Issue Date: September 5, 2011
Changeup Yields Indole Alkaloid
By turning a heterocycle’s reactivity on its head, chemists have achieved the first total synthesis of the natural product (–)-N-methylwelwitindolinone C isothiocyanate. The indole-containing alkaloid reverses pump-protein-mediated resistance to anticancer drugs in tumor cells, so it represents a potential lead for treating drug-resistant cancers. The research was presented last week at a symposium sponsored by the Division of Organic Chemistry at the American Chemical Society national meeting in Denver (J. Am. Chem. Soc., DOI: 10.1021/ja206538k).
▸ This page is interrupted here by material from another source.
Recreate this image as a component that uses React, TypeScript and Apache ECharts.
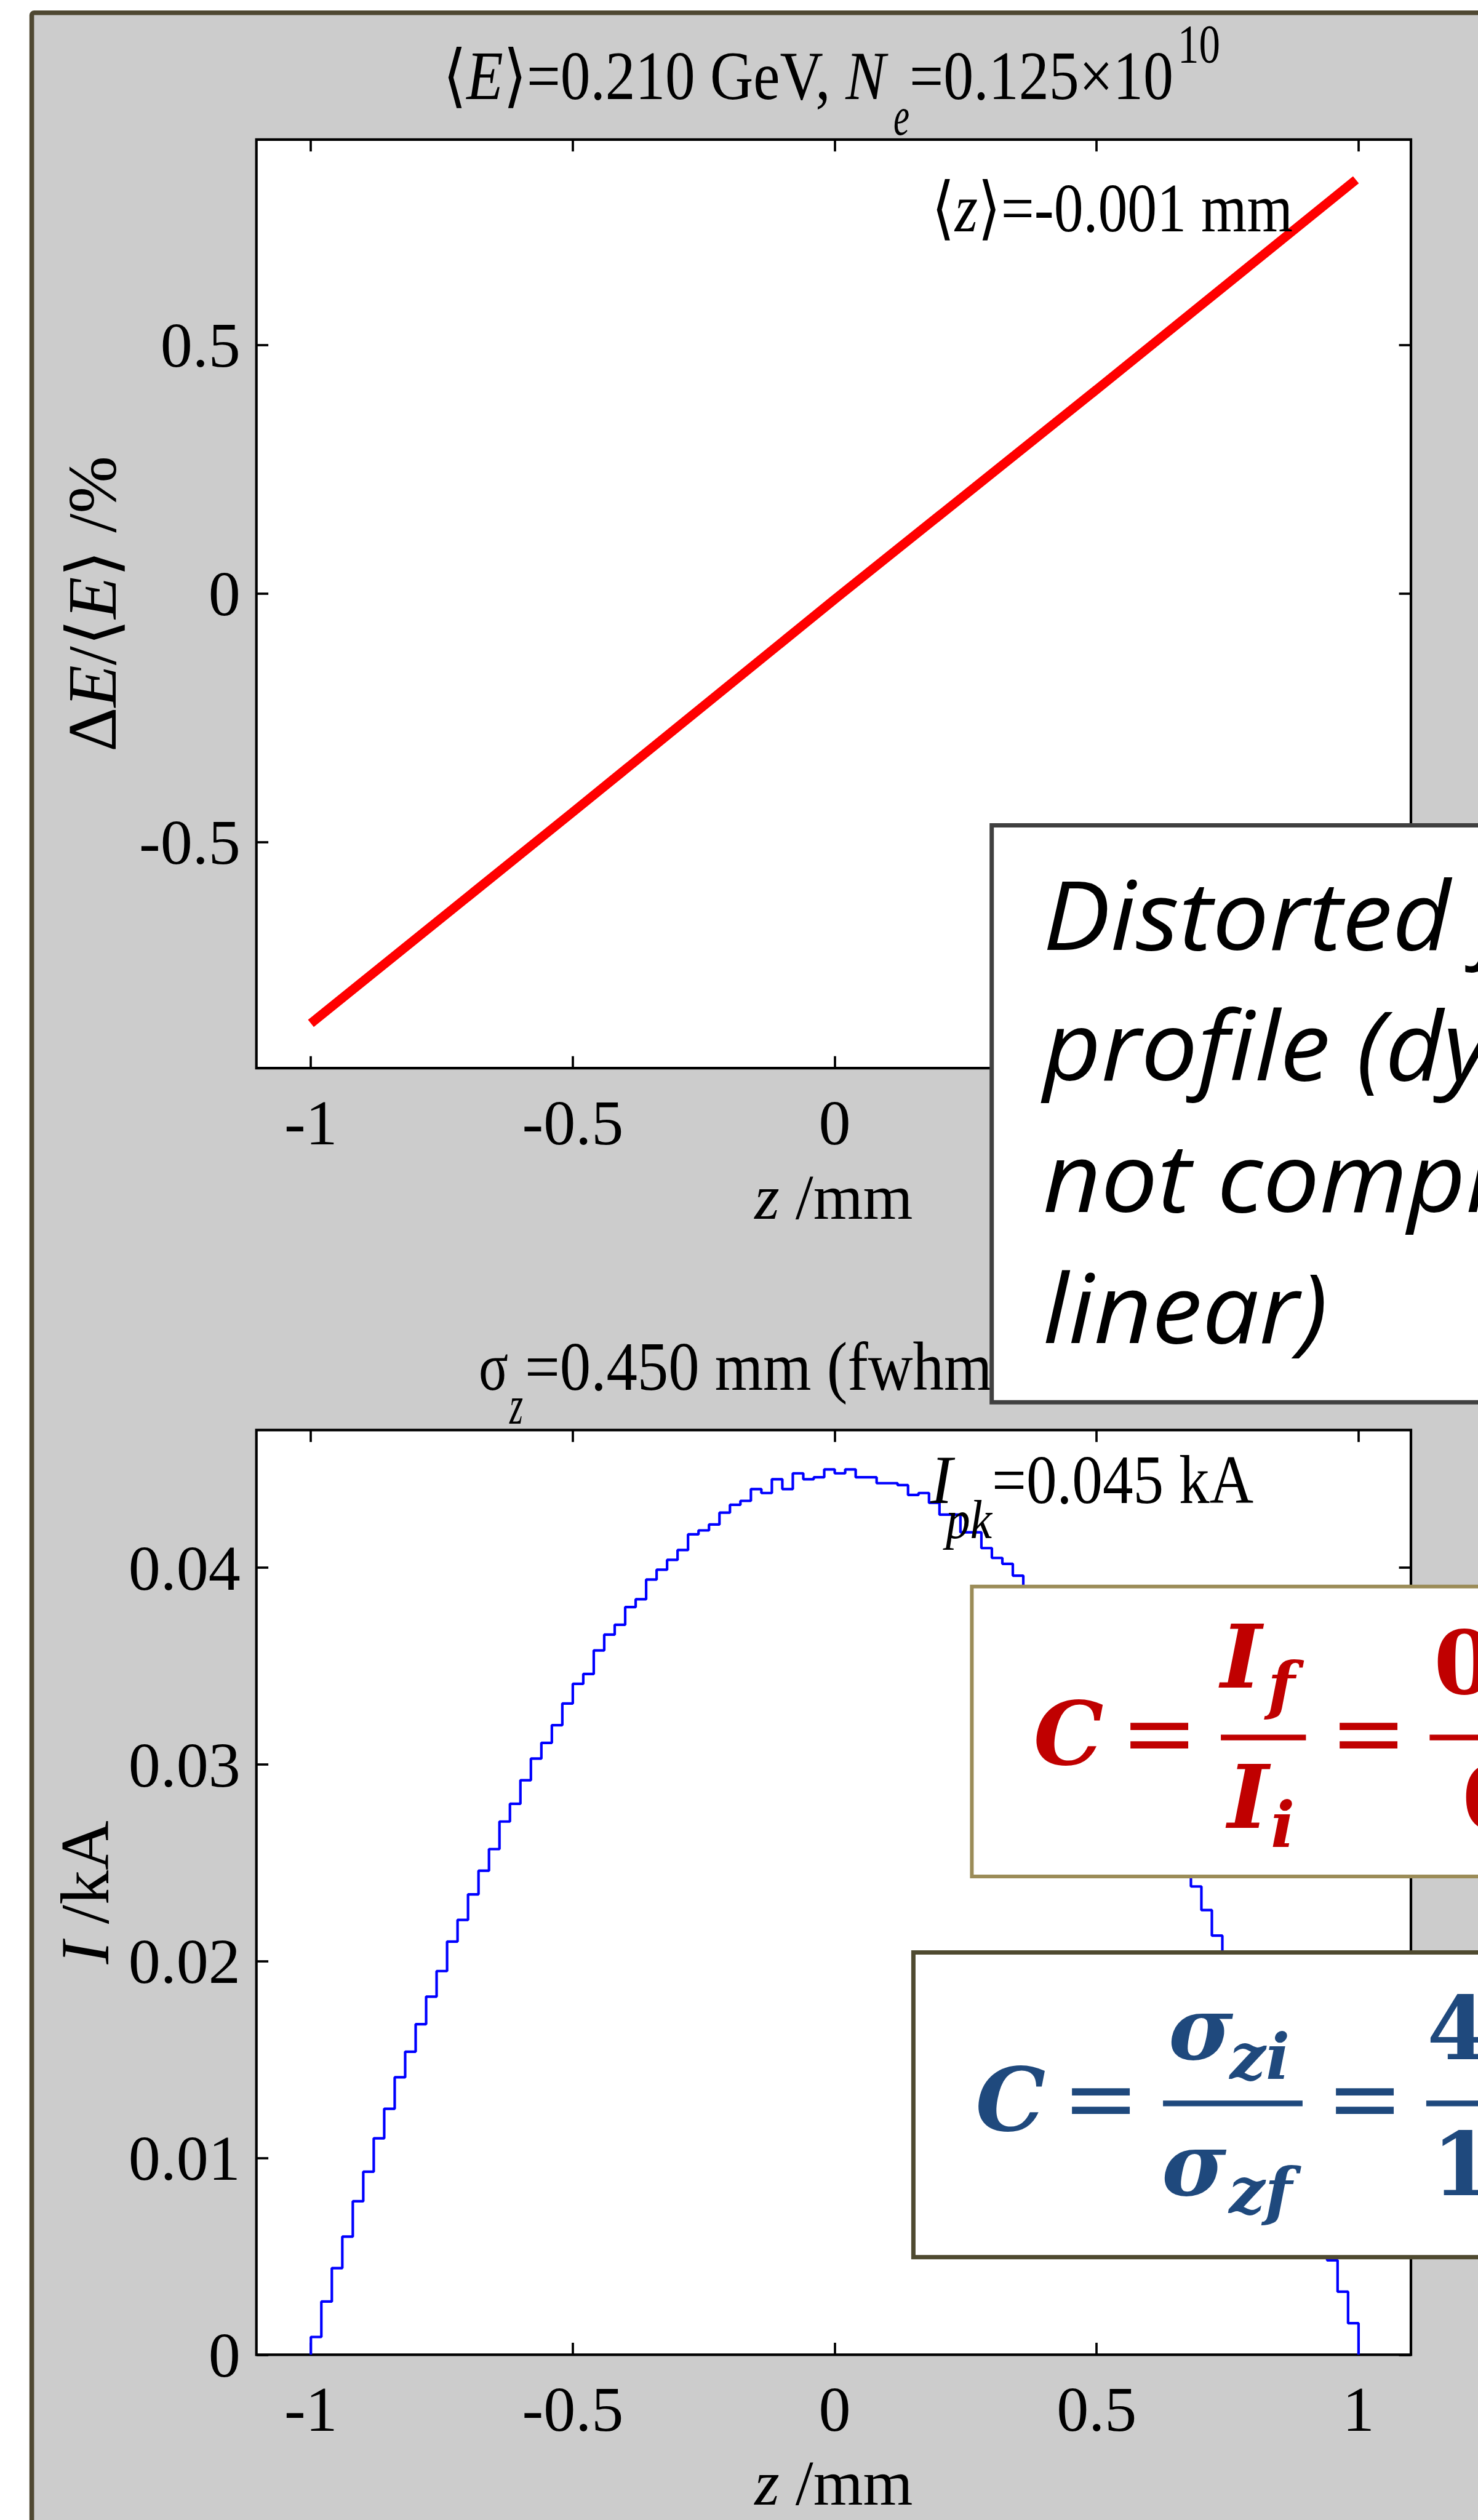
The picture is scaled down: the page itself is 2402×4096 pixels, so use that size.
import React, { useEffect, useRef } from "react";
import * as echarts from "echarts";

const CHART_W = 2402;
const CHART_H = 4096;

// Longitudinal phase space: centre line of the particle band (z in mm, dE/<E> in %)
const bandZ = [-1.0, -0.5, 0.0, 0.5, 0.995];
const bandDE = [-0.865, -0.44, -0.012, 0.41, 0.832];

// Current profile histogram (kA per 0.02 mm bin, starting at z = -1 mm)
const binStart = -1.0;
const binWidth = 0.02;
const currentKA = [
  0.0009, 0.0027, 0.0044, 0.006, 0.0078, 0.0093, 0.011, 0.0125, 0.0141, 0.0154,
  0.0168, 0.0182, 0.0195, 0.021, 0.0221, 0.0234, 0.0246, 0.0257, 0.0271, 0.028,
  0.0292, 0.0303, 0.0311, 0.032, 0.0331, 0.0341, 0.0346, 0.0358, 0.0366, 0.0371,
  0.038, 0.0384, 0.0394, 0.0399, 0.0404, 0.0409, 0.0417, 0.0419, 0.0422, 0.0428,
  0.0432, 0.0434, 0.044, 0.0438, 0.0445, 0.044, 0.0448, 0.0445, 0.0446, 0.045,
  0.0448, 0.045, 0.0446, 0.0446, 0.0443, 0.0443, 0.0442, 0.0437, 0.0438, 0.0433,
  0.0427, 0.0427, 0.0418, 0.0418, 0.041, 0.0405, 0.0402, 0.0396, 0.0389, 0.0381,
  0.0373, 0.0365, 0.0356, 0.0347, 0.0338, 0.0329, 0.0319, 0.0309, 0.0299, 0.0289,
  0.0279, 0.0268, 0.0257, 0.0247, 0.0238, 0.0226, 0.0213, 0.0199, 0.0185, 0.017,
  0.0155, 0.014, 0.0124, 0.0108, 0.0092, 0.0076, 0.0061, 0.0048, 0.0032, 0.0016,
];

const zTicks = [-1, -0.5, 0, 0.5, 1];
const deTicks = [-0.5, 0, 0.5];
const currentTicks = [0, 0.01, 0.02, 0.03, 0.04];

const SERIF = "'Liberation Serif', 'Times New Roman', serif";
const SANS = "'Open Sans', sans-serif";
const MATH = "'DejaVu Serif', serif";
// distance from the alphabetic baseline to the em-box centre, in em
const SERIF_C = 0.3375;
const SANS_C = 0.388;
const MATH_C = 0.346;

const RED = "#c00000";
const BLUE = "#1f497d";

type Run = { t: string; it?: boolean };
type Measure = (t: string, size: number, family: string, style?: string, weight?: string) => number;

function makeMeasure(): Measure {
  const ctx = document.createElement("canvas").getContext("2d")!;
  return (t, size, family, style = "normal", weight = "normal") => {
    ctx.font = `${style} ${weight} ${size}px ${family}`;
    return ctx.measureText(t).width;
  };
}

// serif label squeezed horizontally to span [x0, x1]
function fitted(m: Measure, runs: Run[], x0: number, x1: number, baseline: number, size: number, z = 20) {
  const natural = runs.reduce((s, r) => s + m(r.t, size, SERIF, r.it ? "italic" : "normal"), 0);
  const text = runs.map((r) => (r.it ? `{i|${r.t}}` : r.t)).join("");
  return {
    type: "text",
    z,
    x: x0,
    y: baseline - SERIF_C * size,
    scaleX: (x1 - x0) / natural,
    style: {
      text,
      fontFamily: SERIF,
      fontSize: size,
      fill: "#000",
      align: "left",
      verticalAlign: "middle",
      textAlign: "left",
      textVerticalAlign: "middle",
      rich: { i: { fontFamily: SERIF, fontSize: size, fontStyle: "italic", fill: "#000" } },
    },
  };
}

function mathText(
  t: string,
  x: number,
  baseline: number,
  size: number,
  fill: string,
  opts: { italic?: boolean; bold?: boolean; align?: string } = {}
) {
  const { italic = true, bold = true, align = "center" } = opts;
  return {
    type: "text",
    z: 60,
    x,
    y: baseline - MATH_C * size,
    style: {
      text: t,
      fontFamily: MATH,
      fontSize: size,
      fontStyle: italic ? "italic" : "normal",
      fontWeight: bold ? "bold" : "normal",
      fill,
      align,
      verticalAlign: "middle",
      textAlign: align,
      textVerticalAlign: "middle",
    },
  };
}

function bar(x: number, y: number, w: number, h: number, fill: string) {
  return { type: "rect", z: 60, shape: { x, y, width: w, height: h }, style: { fill } };
}

function box(x: number, y: number, h: number, stroke: string, lw: number) {
  return {
    type: "rect",
    z: 50,
    shape: { x, y, width: 1400, height: h },
    style: { fill: "#ffffff", stroke, lineWidth: lw },
  };
}

function sansLine(t: string, x: number, baseline: number) {
  const size = 156;
  return {
    type: "text",
    z: 60,
    x,
    y: baseline - SANS_C * size,
    scaleX: 1.05,
    style: {
      text: t,
      fontFamily: SANS,
      fontSize: size,
      fontStyle: "italic",
      fill: "#000",
      align: "left",
      verticalAlign: "middle",
      textAlign: "left",
      textVerticalAlign: "middle",
    },
  };
}

const tickStyle = { color: "#000", width: 3.7 };

function xAxes(gridIndex: number, nameGap: number) {
  const common = {
    gridIndex,
    type: "value",
    min: -1.104,
    max: 1.1,
    axisLine: { show: false, onZero: false },
    splitLine: { show: false },
    axisTick: { inside: true, length: 19.4, customValues: zTicks, lineStyle: tickStyle },
  };
  return [
    {
      ...common,
      position: "bottom",
      axisLabel: {
        customValues: zTicks,
        fontFamily: SERIF,
        fontSize: 104,
        color: "#000",
        margin: 88,
        verticalAlign: "middle",
      },
      name: "{i|z} /mm",
      nameLocation: "middle",
      nameGap,
      nameTextStyle: {
        fontFamily: SERIF,
        fontSize: 104,
        lineHeight: 84,
        color: "#000",
        verticalAlign: "middle",
        rich: { i: { fontFamily: SERIF, fontSize: 104, lineHeight: 84, fontStyle: "italic", color: "#000" } },
      },
    },
    { ...common, position: "top", axisLabel: { show: false } },
  ];
}

function yAxes(gridIndex: number, min: number, max: number, ticks: number[], name: string, nameGap: number) {
  const common = {
    gridIndex,
    type: "value",
    min,
    max,
    axisLine: { show: false, onZero: false },
    splitLine: { show: false },
    axisTick: { inside: true, length: 19.4, customValues: ticks, lineStyle: tickStyle },
  };
  return [
    {
      ...common,
      position: "left",
      axisLabel: { customValues: ticks, fontFamily: SERIF, fontSize: 104, color: "#000", margin: 26 },
      name,
      nameLocation: "middle",
      nameGap,
      nameRotate: 90,
      nameTextStyle: {
        fontFamily: SERIF,
        fontSize: 112,
        color: "#000",
        verticalAlign: "middle",
        rich: { i: { fontFamily: SERIF, fontSize: 112, fontStyle: "italic", color: "#000" } },
      },
    },
    { ...common, position: "right", axisLabel: { show: false } },
  ];
}

export default function App() {
  const ref = useRef<HTMLDivElement>(null);

  useEffect(() => {
    if (!ref.current) return;
    const chart = echarts.init(ref.current, null, { renderer: "svg", width: CHART_W, height: CHART_H });
    const m = makeMeasure();

    const bandData = bandZ.map((z, i) => [z, bandDE[i]]);
    const histData = [
      [binStart, 0],
      ...currentKA.map((v, i) => [binStart + (i + 1) * binWidth, v]),
      [binStart + currentKA.length * binWidth, 0],
    ];

    const graphic: any[] = [
      // grey figure panel with its dark frame
      {
        type: "rect",
        z: -10,
        shape: { x: 51.6, y: 20.7, width: 3000, height: 5000, r: 4 },
        style: { fill: "#cccccc", stroke: "#4f4832", lineWidth: 7.6 },
      },
      // top panel title
      fitted(m, [{ t: "⟨" }, { t: "E", it: true }, { t: "⟩=0.210 GeV, " }, { t: "N", it: true }], 720, 1439, 161.4, 111.6),
      fitted(m, [{ t: "e", it: true }], 1452, 1478, 218.5, 88),
      fitted(m, [{ t: "=0.125×10" }], 1478, 1907, 161.4, 111.6),
      fitted(m, [{ t: "10" }], 1914, 1983, 101.4, 88),
      // mean position
      fitted(m, [{ t: "⟨" }, { t: "z", it: true }, { t: "⟩=-0.001 mm" }], 1514, 2101, 375.3, 111.6),
      // bottom panel title
      fitted(m, [{ t: "σ" }], 778, 826, 2259, 111.6),
      fitted(m, [{ t: "z", it: true }], 828, 850, 2314, 88),
      fitted(m, [{ t: "=0.450 mm (fwhm" }], 853, 1612, 2259, 111.6),
      // peak current
      fitted(m, [{ t: "I", it: true }], 1512, 1548, 2443, 111.6, 30),
      fitted(m, [{ t: "pk", it: true }], 1537, 1612, 2500, 88, 30),
      fitted(m, [{ t: "=0.045 kA" }], 1612, 2037, 2443, 111.6, 30),

      // comment box
      box(1611.7, 1341.5, 937.7, "#404040", 7),
      sansLine("Distorted final", 1695, 1544),
      sansLine("profile (dynamics", 1695, 1756),
      sansLine("not completely", 1695, 1970),
      sansLine("linear)", 1695, 2183),

      // compression from peak currents
      box(1579.4, 2578.8, 471.2, "#9b8c58", 6),
      mathText("C", 1736.6, 2867.4, 143, RED),
      mathText("=", 1884, 2867.4, 150, RED, { italic: false, bold: false }),
      mathText("I", 2017.3, 2742.0, 143, RED),
      mathText("f", 2082.3, 2774, 103, RED),
      bar(1984.1, 2819.5, 138.3, 9.2, RED),
      mathText("I", 2028.4, 2970.7, 143, RED),
      mathText("i", 2084.6, 3001, 103, RED),
      mathText("=", 2224, 2867.4, 150, RED, { italic: false, bold: false }),
      bar(2323.4, 2819.5, 200, 9.2, RED),
      mathText("0.045", 2330, 2752.2, 143, RED, { italic: false, align: "left" }),
      mathText("0.015", 2376, 2972.5, 143, RED, { italic: false, align: "left" }),

      // compression from bunch lengths
      box(1484.4, 3173.4, 495.3, "#4f4a30", 7),
      mathText("C", 1642.5, 3462.1, 143, BLUE),
      mathText("=", 1789, 3462.1, 150, BLUE, { italic: false, bold: false }),
      mathText("σ", 1951.4, 3346.9, 143, BLUE),
      mathText("zi", 2047.3, 3378.2, 103, BLUE),
      bar(1890.1, 3414.2, 226.8, 9.2, BLUE),
      mathText("σ", 1940.4, 3567.2, 143, BLUE),
      mathText("zf", 2048.7, 3595.8, 103, BLUE),
      mathText("=", 2218, 3462.1, 150, BLUE, { italic: false, bold: false }),
      bar(2317.9, 3414.2, 200, 9.2, BLUE),
      mathText("450", 2319, 3346.9, 143, BLUE, { italic: false, align: "left" }),
      mathText("150", 2327, 3567.2, 143, BLUE, { italic: false, align: "left" }),
    ];

    const gridCommon = {
      show: true,
      backgroundColor: "#ffffff",
      borderColor: "#000000",
      borderWidth: 4.2,
      containLabel: false,
    };

    chart.setOption({
      animation: false,
      backgroundColor: "#ffffff",
      grid: [
        { ...gridCommon, left: 416.7, top: 226.8, width: 1876.3, height: 1509.3 },
        { ...gridCommon, left: 416.7, top: 2324.4, width: 1876.3, height: 1502.9 },
      ],
      xAxis: [...xAxes(0, 209), ...xAxes(1, 208)],
      yAxis: [
        ...yAxes(0, -0.955, 0.913, deTicks, "Δ{i|E}/⟨{i|E}⟩ /%", 267),
        ...yAxes(1, 0, 0.047, currentTicks, "{i|I} /kA", 279),
      ],
      series: [
        {
          type: "line",
          xAxisIndex: 0,
          yAxisIndex: 0,
          data: bandData,
          symbol: "none",
          silent: true,
          z: 3,
          lineStyle: { color: "#ff0000", width: 15 },
        },
        {
          type: "line",
          xAxisIndex: 2,
          yAxisIndex: 2,
          data: histData,
          step: "start",
          symbol: "none",
          silent: true,
          z: 3,
          lineStyle: { color: "#0000ff", width: 4.2 },
        },
      ],
      graphic,
    });

    return () => chart.dispose();
  }, []);

  return (
    <div
      ref={ref}
      style={{ position: "absolute", left: 0, top: 0, width: CHART_W, height: CHART_H, overflow: "hidden" }}
    />
  );
}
Only two welwitindolinones, which are found in blue-green algae, have succumbed to total synthesis. And the ones with densely packed [4.3.1] bicyclic cores, including N-methylwelwitindolinone C isothiocyanate, have proven especially tricky to make. For University of California, Los Angeles, assistant professor Neil K. Garg and colleagues, the key to forging that core was in reversing indole’s inherent reactivity.
Normally, indoles make excellent nucleophiles, but in 2009, Garg’s team found a way to make them behave like electrophiles instead, by generating a reactive intermediate called an indolyne (Org. Lett., DOI: 10.1021/ol802958a). An indolyne cyclization features prominently in Garg’s route to N-methylwelwitindolinone C isothiocyanate, as does a late-stage nitrene insertion to functionalize a congested carbon. Indolyne chemistry “opens the door to somewhat unconventional strategies for building indole alkaloids,” Garg told C&EN.
“Garg’s construction of the [4.3.1] bicycle is a beautiful example of indolyne chemistry in an extremely complex setting,” said Sarah E. Reisman of California Institute of Technology, who has synthesized a related natural product but did not attend the meeting.
“The endgame transformations certainly required considerable experimentation to work out, and thus the efficiency of the indolyne chemistry in providing sufficient material was key to the success,” added indole natural product expert John Wood of Colorado State University.
In Denver, Garg discussed how his group recently swapped deuterium for a key hydrogen atom and thereby improved the yield of the nitrene insertion. “The immediate plans are to make the other welwitindolinones and hopefully send them off for biological testing,” he told C&EN.